— YOUR GOAL —
Give back, exactly as it appears, the run of lines opening with the one containing "Rebuild this chart" and closing with the one containing "fig.savefig('out.png', dpi=100)". Nothing outside that run should appear.

-- begin STORED DATA --

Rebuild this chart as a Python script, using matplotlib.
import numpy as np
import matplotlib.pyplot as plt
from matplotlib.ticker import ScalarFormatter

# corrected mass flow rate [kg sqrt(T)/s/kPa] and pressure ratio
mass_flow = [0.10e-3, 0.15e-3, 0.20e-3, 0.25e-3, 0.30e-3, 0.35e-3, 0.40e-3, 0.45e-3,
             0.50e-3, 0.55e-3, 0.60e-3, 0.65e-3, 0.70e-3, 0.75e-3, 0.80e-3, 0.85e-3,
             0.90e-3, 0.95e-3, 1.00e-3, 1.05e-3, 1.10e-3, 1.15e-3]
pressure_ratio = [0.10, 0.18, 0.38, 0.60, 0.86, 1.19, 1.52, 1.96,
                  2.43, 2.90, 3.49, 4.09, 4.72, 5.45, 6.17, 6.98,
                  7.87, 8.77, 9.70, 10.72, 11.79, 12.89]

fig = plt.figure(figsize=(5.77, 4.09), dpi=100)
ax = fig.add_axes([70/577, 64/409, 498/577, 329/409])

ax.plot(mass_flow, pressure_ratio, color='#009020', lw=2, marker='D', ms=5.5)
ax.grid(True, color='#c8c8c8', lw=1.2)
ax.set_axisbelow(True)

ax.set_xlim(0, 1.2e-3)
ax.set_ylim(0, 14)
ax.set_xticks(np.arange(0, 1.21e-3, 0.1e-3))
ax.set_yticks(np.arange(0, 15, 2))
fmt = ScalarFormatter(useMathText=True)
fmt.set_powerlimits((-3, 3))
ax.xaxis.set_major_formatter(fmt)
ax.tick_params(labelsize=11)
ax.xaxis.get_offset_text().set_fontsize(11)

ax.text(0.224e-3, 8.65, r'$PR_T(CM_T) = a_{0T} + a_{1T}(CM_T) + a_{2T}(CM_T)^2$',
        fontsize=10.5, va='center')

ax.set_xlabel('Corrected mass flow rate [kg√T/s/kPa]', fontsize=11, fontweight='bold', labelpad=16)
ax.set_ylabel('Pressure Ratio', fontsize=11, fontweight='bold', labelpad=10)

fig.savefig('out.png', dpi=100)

-- end STORED DATA --
-- begin STORED DATA --

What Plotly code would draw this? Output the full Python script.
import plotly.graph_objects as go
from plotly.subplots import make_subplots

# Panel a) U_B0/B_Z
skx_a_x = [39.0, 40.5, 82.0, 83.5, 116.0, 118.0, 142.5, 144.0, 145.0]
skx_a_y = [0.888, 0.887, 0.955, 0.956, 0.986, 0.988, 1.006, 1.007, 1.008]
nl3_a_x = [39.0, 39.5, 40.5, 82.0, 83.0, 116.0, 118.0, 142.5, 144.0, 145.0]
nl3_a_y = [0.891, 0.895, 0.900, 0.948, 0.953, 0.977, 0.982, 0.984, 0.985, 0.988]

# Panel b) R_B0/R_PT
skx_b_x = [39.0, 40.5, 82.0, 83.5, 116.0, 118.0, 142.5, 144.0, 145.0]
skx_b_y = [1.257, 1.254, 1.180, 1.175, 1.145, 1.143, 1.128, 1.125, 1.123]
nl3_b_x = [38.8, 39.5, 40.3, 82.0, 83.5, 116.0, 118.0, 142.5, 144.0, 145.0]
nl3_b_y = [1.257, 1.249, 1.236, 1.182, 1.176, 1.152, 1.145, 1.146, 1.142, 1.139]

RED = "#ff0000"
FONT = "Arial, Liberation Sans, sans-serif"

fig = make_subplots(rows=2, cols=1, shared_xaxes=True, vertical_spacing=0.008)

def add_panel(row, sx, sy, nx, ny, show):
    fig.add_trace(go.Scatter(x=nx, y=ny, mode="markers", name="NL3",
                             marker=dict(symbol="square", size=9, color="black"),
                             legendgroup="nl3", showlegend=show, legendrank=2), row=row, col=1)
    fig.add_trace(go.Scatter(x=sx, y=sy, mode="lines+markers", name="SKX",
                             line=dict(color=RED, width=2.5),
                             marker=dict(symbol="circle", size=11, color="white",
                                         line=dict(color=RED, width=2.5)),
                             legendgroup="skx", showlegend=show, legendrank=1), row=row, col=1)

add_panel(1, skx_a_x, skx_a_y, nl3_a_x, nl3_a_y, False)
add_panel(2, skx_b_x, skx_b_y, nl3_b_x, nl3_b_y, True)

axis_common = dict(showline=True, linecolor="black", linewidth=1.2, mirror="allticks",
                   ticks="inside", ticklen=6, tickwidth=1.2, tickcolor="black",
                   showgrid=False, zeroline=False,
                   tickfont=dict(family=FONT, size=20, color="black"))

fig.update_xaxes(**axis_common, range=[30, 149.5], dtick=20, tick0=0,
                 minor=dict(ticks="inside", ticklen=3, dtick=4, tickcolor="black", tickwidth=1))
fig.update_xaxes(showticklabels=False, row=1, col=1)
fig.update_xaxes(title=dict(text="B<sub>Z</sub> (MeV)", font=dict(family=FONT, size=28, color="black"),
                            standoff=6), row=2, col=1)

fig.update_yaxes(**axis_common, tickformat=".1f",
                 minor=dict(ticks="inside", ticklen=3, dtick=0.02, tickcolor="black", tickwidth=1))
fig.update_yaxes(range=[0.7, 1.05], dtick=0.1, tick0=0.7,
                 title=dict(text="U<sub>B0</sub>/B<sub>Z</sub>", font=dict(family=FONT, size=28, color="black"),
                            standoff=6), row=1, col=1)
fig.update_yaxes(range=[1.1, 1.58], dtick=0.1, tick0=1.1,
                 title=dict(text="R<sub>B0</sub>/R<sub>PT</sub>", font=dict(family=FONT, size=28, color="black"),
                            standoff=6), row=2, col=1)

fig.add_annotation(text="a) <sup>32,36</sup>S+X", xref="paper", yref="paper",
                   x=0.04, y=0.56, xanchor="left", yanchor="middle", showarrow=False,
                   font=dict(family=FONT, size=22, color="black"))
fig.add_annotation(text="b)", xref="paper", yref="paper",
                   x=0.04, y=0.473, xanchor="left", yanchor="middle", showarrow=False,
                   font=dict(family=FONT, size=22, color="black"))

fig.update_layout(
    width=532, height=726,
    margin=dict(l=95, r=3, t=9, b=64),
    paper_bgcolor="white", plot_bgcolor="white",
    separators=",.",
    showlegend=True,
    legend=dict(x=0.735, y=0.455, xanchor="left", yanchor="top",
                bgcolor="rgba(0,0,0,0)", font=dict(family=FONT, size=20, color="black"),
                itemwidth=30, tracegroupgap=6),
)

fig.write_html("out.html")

-- end STORED DATA --

— OUTPUT FOR THIS TASK —
Rebuild this chart as a Python script, using matplotlib.
import numpy as np
import matplotlib.pyplot as plt
from matplotlib.ticker import ScalarFormatter

# corrected mass flow rate [kg sqrt(T)/s/kPa] and pressure ratio
mass_flow = [0.10e-3, 0.15e-3, 0.20e-3, 0.25e-3, 0.30e-3, 0.35e-3, 0.40e-3, 0.45e-3,
             0.50e-3, 0.55e-3, 0.60e-3, 0.65e-3, 0.70e-3, 0.75e-3, 0.80e-3, 0.85e-3,
             0.90e-3, 0.95e-3, 1.00e-3, 1.05e-3, 1.10e-3, 1.15e-3]
pressure_ratio = [0.10, 0.18, 0.38, 0.60, 0.86, 1.19, 1.52, 1.96,
                  2.43, 2.90, 3.49, 4.09, 4.72, 5.45, 6.17, 6.98,
                  7.87, 8.77, 9.70, 10.72, 11.79, 12.89]

fig = plt.figure(figsize=(5.77, 4.09), dpi=100)
ax = fig.add_axes([70/577, 64/409, 498/577, 329/409])

ax.plot(mass_flow, pressure_ratio, color='#009020', lw=2, marker='D', ms=5.5)
ax.grid(True, color='#c8c8c8', lw=1.2)
ax.set_axisbelow(True)

ax.set_xlim(0, 1.2e-3)
ax.set_ylim(0, 14)
ax.set_xticks(np.arange(0, 1.21e-3, 0.1e-3))
ax.set_yticks(np.arange(0, 15, 2))
fmt = ScalarFormatter(useMathText=True)
fmt.set_powerlimits((-3, 3))
ax.xaxis.set_major_formatter(fmt)
ax.tick_params(labelsize=11)
ax.xaxis.get_offset_text().set_fontsize(11)

ax.text(0.224e-3, 8.65, r'$PR_T(CM_T) = a_{0T} + a_{1T}(CM_T) + a_{2T}(CM_T)^2$',
        fontsize=10.5, va='center')

ax.set_xlabel('Corrected mass flow rate [kg√T/s/kPa]', fontsize=11, fontweight='bold', labelpad=16)
ax.set_ylabel('Pressure Ratio', fontsize=11, fontweight='bold', labelpad=10)

fig.savefig('out.png', dpi=100)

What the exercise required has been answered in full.